Brain Kern cresceu em Minnesota e concluiu seu PhD em Literatura Comparada na Brown University em 1996. Em 1998, ele começou a lecionar na Red Cross Nordic United World College (UWCRCN) na Noruega, onde conheceu sua esposa, Yatman Cheng .

Cheng se formou na UWCRCN em 2002 e recebeu uma bolsa da Fundação Jardine para estudar em Oxford. Em 2003 ou 2004, como estudante universitária, ela se ofereceu como voluntária nas Aldeias Infantis do Tibete em uma viagem organizada por sua faculdade e liderada por Brian Kern.

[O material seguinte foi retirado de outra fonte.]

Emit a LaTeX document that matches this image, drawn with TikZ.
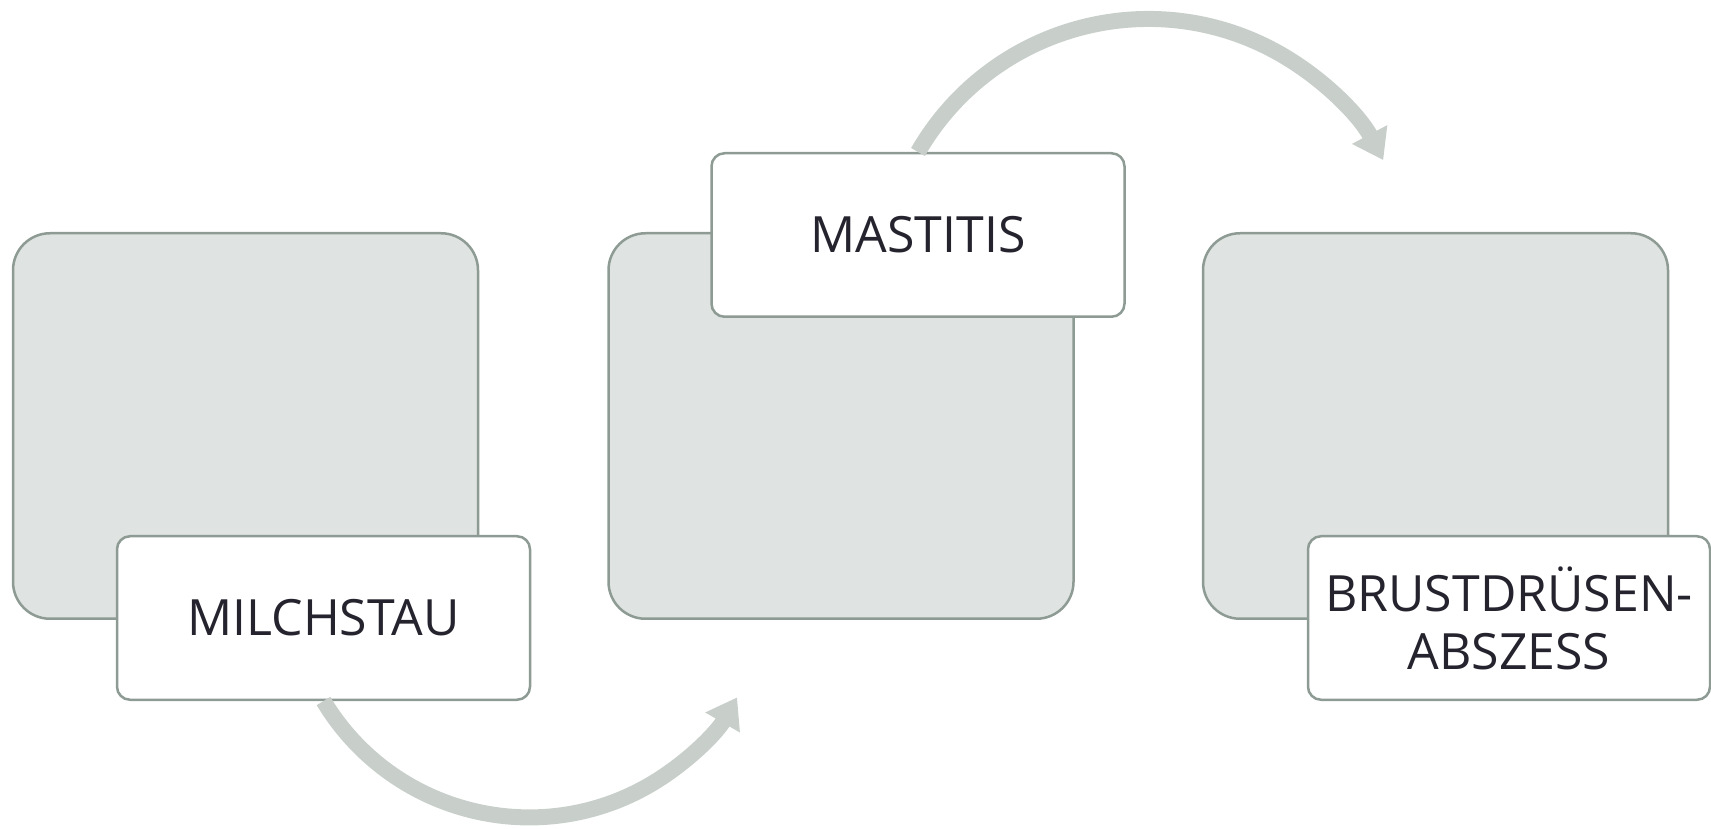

Em 2004, Cheng tornou-se estagiária de verão no think tank Civic Exchange de Hong Kong, que recebeu financiamento do National Democratic Institute, uma subsidiária do National Endowment for Democracy, financiado pelo governo dos Estados Unidos. Cheng e Kern viveram em Londres em 2007, onde Kern trabalhou para a Anistia Internacional como membro da sua equipa de educação.

Em 2008, eles se mudaram para Hong Kong, onde Kern começou a lecionar na Chinese International School e estabeleceu sua ONG de “direitos humanos”.

Chris Patten sabia que Kong Tsung-gan era uma pessoa inventada?

E quanto a Tom Grundy, o editor-chefe da Hong Kong Free Press? Ele sabia que seu colunista, Kong, era na verdade um americano chamado Brian Kern?

Abaixo, Kern pode ser visto calorosamente cumprimentando Grundy durante o cerco da delegacia de Wan Chai em junho de 2019:

Em agosto deste ano, Kong Tsung-gan publicou uma longa diatribe contra a Lei de Segurança Nacional da China no Mekong Review, clamando por duras sanções dos EUA contra Pequim. Embora reconhecendo em letras pequenas no final do ensaio que Kong era um pseudônimo, Kern continuou a insinuar que era natural de Hong Kong.

Uma indicação de quão draconiano é o edito do PCCh é que eu poderia ser preso, acusado de ‘conivência com forças estrangeiras’ e pegar prisão perpétua apenas por pedir sanções aos oficiais do PCCh e de HK”, escreveu ele.

Na verdade, o autor não estava em conluio com forças estrangeiras. Ele era a força estrangeira.

Onde está Brian Kern agora?

Brian Patrick Kern foi visto pela última vez em público em 24 de maio de 2020, marchando com o legislador Eddie Chu Hoi-Dick em uma manifestação contra a Lei de Segurança Nacional da China.

Semanas depois, Kong Tsung-gan publicou seu último livro, Liberate Hong Kong: Stories From The Freedom Struggle. O último governador colonial britânico de Hong Kong, Chris Patten, elogiou o texto  como “um fascinante olhar interno sobre o que aconteceu, que será uma questão decisiva para o lugar da China no século XXI”.

De acordo com moradores de Hong Kong contatados pelo The Grayzone, há rumores de que Kern deixou a cidade.